Akhannouch déçoit pour son Grand oral des 100 jours
Pour sa première grande sortie médiatique au terme de ses premiers 100 jours à la tête de l’exécutif, le chef du gouvernement a livré une prestation sans relief, facilité en cela par le ton conciliant de ses interviewers. Passé son long silence, il répond aux quelques interrogations soulevées soit par l’esquive ou le déni et commet surtout la faute de ne faire aucune annonce concrète
« Insipide, molle, creuse », les critiques pleuvent sur la prestation télévisuelle du chef du gouvernement, interrogé par des journalistes franchement conciliants, venus davantage exécuter une commande de communication d’Etat que de jouer leur rôle de contradicteurs incisifs. Pourquoi au fond s’en étonner, tant l’exercice, sous ce format convenu et millimétré était voué à l’échec ?
Enregistré au préalable (la veille de sa diffusion simultanée sur Al Oula et 2M), l’entretien a débordé sur une heure, au cours de laquelle Aziz Akhannouch devait répondre aux questions essentielles qui taraudent l’esprit des Marocains, celles évidemment liées à la situation sanitaire et ses conséquences dramatiques sur l’économie du pays et la vie quotidienne des citoyens.
Bien qu’il ait voulu montrer qu’il épousait l’avis dominant dans l’opinion publique sur la nécessité d’ouvrir les frontières, Akhannouch s’est barricadé derrière l’avis du comité scientifique et technique qui « étudie » toujours la question, promettant du bout des lèvres qu’une décision libératrice devrait tomber « dans les semaines qui viennent ». Si ce formalisme découle d’une logique défendable, en termes de communication, la faute est inexcusable : un chef de gouvernement ne délivre pas un Grand Oral tant attendu s’il n’a pas d’annonces concrètes à faire à la population sur un sujet aussi ardent.
De l’affaire Ait Taleb-Nabila Rmili au conflit d’intérêt de sa camarade de parti Asmaa Rhlalou à la mairie de Rabat qu’il absout par un mensonge, Akhannouch a évacué vite fait les couacs de son début de mandat sans qu’il soit repris par ses interviewers qui le laissent même qualifier sans broncher de « parasitage » les poussées de fièvre de la rue. Il n’aura pas eu non plus à s’expliquer sur la loi devant reformater le Conseil de la concurrence dévitalisé par l’affaire des hydrocarbures dans laquelle il est impliqué dans le privé.
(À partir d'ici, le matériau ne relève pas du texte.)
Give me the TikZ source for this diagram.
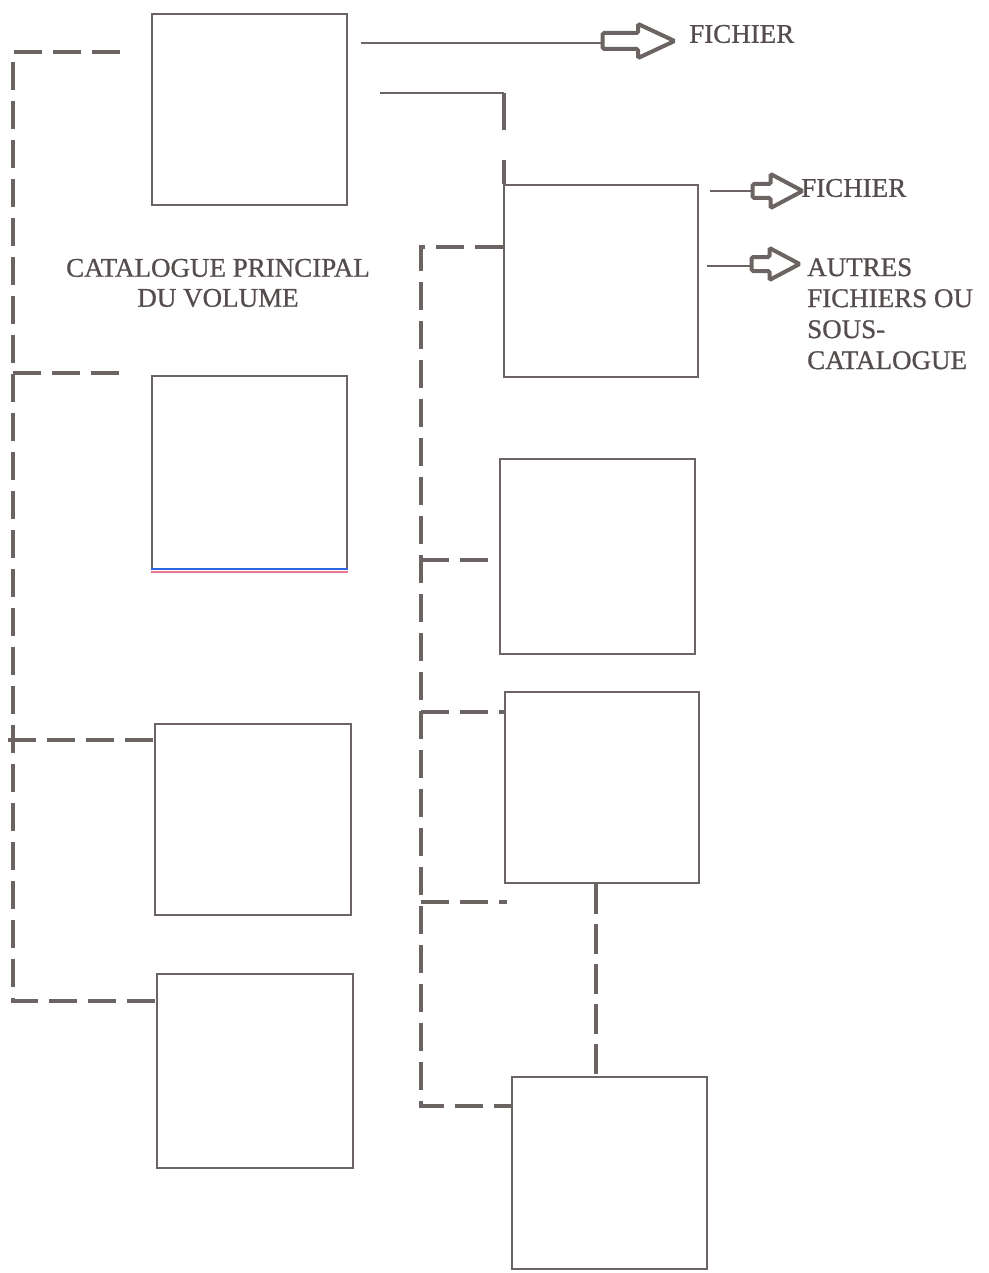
\documentclass[tikz,border=0pt]{standalone}
\usepackage{fontspec}
\newfontfamily\labfont[FakeBold=0.8]{Liberation Serif}
\usetikzlibrary{shapes.arrows,calc}
\definecolor{ink}{RGB}{108,99,99}
\definecolor{txt}{RGB}{85,76,76}
\definecolor{scanblue}{RGB}{50,100,230}
\definecolor{scanred}{RGB}{240,120,140}
\begin{document}
\begin{tikzpicture}[x=1pt,y=-1pt,
  box/.style={draw=ink, line width=1.6pt, inner sep=0pt, anchor=north west, minimum width=195pt, minimum height=192pt},
  dl/.style={draw=ink, line width=3.6pt, dash pattern=on 28pt off 11pt},
  conn/.style={draw=ink, line width=1.4pt},
  harrow/.style={single arrow, draw=ink, fill=white, line width=4pt, inner xsep=0pt, inner ysep=6pt,
     single arrow head extend=9pt, single arrow tip angle=50, rounded corners=1.5pt},
  lab/.style={text=txt, font=\labfont\fontsize{27}{31}\selectfont, inner sep=0pt}
]
\useasboundingbox (0,0) rectangle (988,1273);
% boxes
\node[box, minimum width=195pt, minimum height=191pt] (B1) at (151,13) {};
\node[box, minimum width=195pt, minimum height=193pt] (B2) at (151,375) {};
\node[box, minimum width=196pt, minimum height=191pt] (B3) at (154,723) {};
\node[box, minimum width=196pt, minimum height=194pt] (B4) at (156,973) {};
\node[box, minimum width=194pt, minimum height=192pt] (R1) at (503,184) {};
\node[box, minimum width=195pt, minimum height=195pt] (R2) at (499,458) {};
\node[box, minimum width=194pt, minimum height=191pt] (R3) at (504,691) {};
\node[box, minimum width=195pt, minimum height=192pt] (R4) at (511,1076) {};
% scan artifact lines on B2
\draw[scanblue, line width=1.8pt] ($(B2.south west)+(0,-0.5)$) -- ($(B2.south east)+(0,-0.5)$);
\draw[scanred, line width=1.4pt] ($(B2.south west)+(0,2.5)$) -- ($(B2.south east)+(0,2.5)$);
% left dashed tree
\coordinate (lt) at (120,52);
\coordinate (lc) at (13,52);
\coordinate (lb) at (13,1001);
\draw[dl] (lt) -- (lc) -- (lb) -- (B4.west |- lb);
\coordinate (l2a) at (13,373);
\coordinate (l2b) at (123,373);
\draw[dl] (l2a) -- (l2b);
\coordinate (l3a) at (8,740);
\draw[dl] (l3a) -- (B3.west |- l3a);
% right dashed tree
\coordinate (rc) at (421,247);
\coordinate (rb) at (421,1106);
\draw[dl] (R1.west |- rc) -- (rc) -- (rb) -- (R4.west |- rb);
\coordinate (r2) at (421,560);
\draw[dl] (r2) -- (R2.west |- r2);
\coordinate (r3) at (421,712);
\draw[dl] (r3) -- (R3.west |- r3);
\coordinate (r5) at (421,902);
\coordinate (r5e) at (507,902);
\draw[dl] (r5) -- (r5e);
\coordinate (vx) at (596,0);
\draw[dl, dash pattern=on 30pt off 10pt] (R3.south -| vx) -- (R4.north -| vx);
% top connectors
\node[harrow, minimum height=72pt] (A1) at (630,41) {};
\coordinate (t1) at (361,43);
\draw[conn] (t1) -- (A1.west |- t1);
\coordinate (t2) at (380,93);
\coordinate (t2c) at (504,93);
\draw[conn] (t2) -- (t2c);
\draw[draw=ink, line width=3.2pt, dash pattern=on 37pt off 30pt] (t2c) -- (t2c |- R1.north);
% R1 arrows
\node[harrow, minimum height=50pt, inner ysep=5pt, single arrow head extend=10pt, single arrow tip angle=56] (A2) at (771,191) {};
\coordinate (f1) at (710,191);
\draw[conn] (f1) -- (A2.west);
\node[harrow, minimum height=48pt, inner ysep=5pt, single arrow head extend=9pt, single arrow tip angle=56] (A3) at (769,264) {};
\coordinate (f2) at (707,266);
\draw[conn] (f2) -- (A3.west |- f2);
% labels
\node[lab, anchor=west] (F1) at (689,34) {FICHIER};
\node[lab, anchor=west] (F2) at (801,188) {FICHIER};
\node[lab, anchor=north west, align=left] (F3) at (807,258) {AUTRES\\FICHIERS OU\\SOUS-\\CATALOGUE};
\node[lab, align=center, font=\labfont\fontsize{27}{30}\selectfont] (CAT) at (218,283) {CATALOGUE PRINCIPAL\\DU VOLUME};
\end{tikzpicture}
\end{document}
Quant à son long silence décrié par les médias, il s’est maladroitement justifié en invoquant, contre toute attente, la singularité des élections générales de septembre et du temps, selon lui nécessaire, à mettre en place la mécanique gouvernementale dont il défend « la parfaite cohésion ».
Pour le reste, c’est surtout par l’esquive qu’il a répondu aux autres question de l’heure en passant les plats sur les promesses déjà formulées en campagne et dont il avoue la mise en branle encore poussive : l’initiative Forsa en relais du crédit Intilaka, le replâtrage de l’emploi par le programme intercalaire Awrach, de longues tirades sur « l’Etat social » dont il a pris soin de dire que l’idée n’est pas sortie du chapeau du « Nouveau modèle de développement » mais d’un chantier royal initié il y a deux décennies, tout en demeurant bien évasif sur son coût à combler. Des chiffres sortis de ses 14 années à l’Agriculture sont venus étayer des idées communes sur le stress hydrique et l’engagement à un horizon plus ou moins lointain de mener la réforme des retraites, celle de l’éducation pour laquelle il a tenu à sublimer son tout récent accord – pourtant encore bien fragile – avec les syndicats ou encore celle de la santé où il a manqué péniblement de clarté dans l’orientation qu’il compte lui donner.
Rien ne sera dit sur les questions de diplomatie qui occupent l’actualité (le Sahara à l’agenda de l’ONU, la guerre froide avec l’Algérie, les relations difficiles avec l’Allemagne, l’Espagne ou la France) expédiées par une question-réponse hyperbolique qui rappelle que le sujet est du domaine réservé du Palais.
Réglé au métronome, cet entretien imbibé de formol aura toutefois servi à confirmer qu’Akhannouch a instauré un nouveau standard à la reddition des comptes du chef du gouvernement, en rupture nette avec le style populiste de Benkirane ou celui plus insignifiant de Otmani. En cela, il s’en est sorti sans gloire avec la complicité de la télévision, mais aussi, il faut le reconnaitre, sans y laisser non plus davantage de plumes.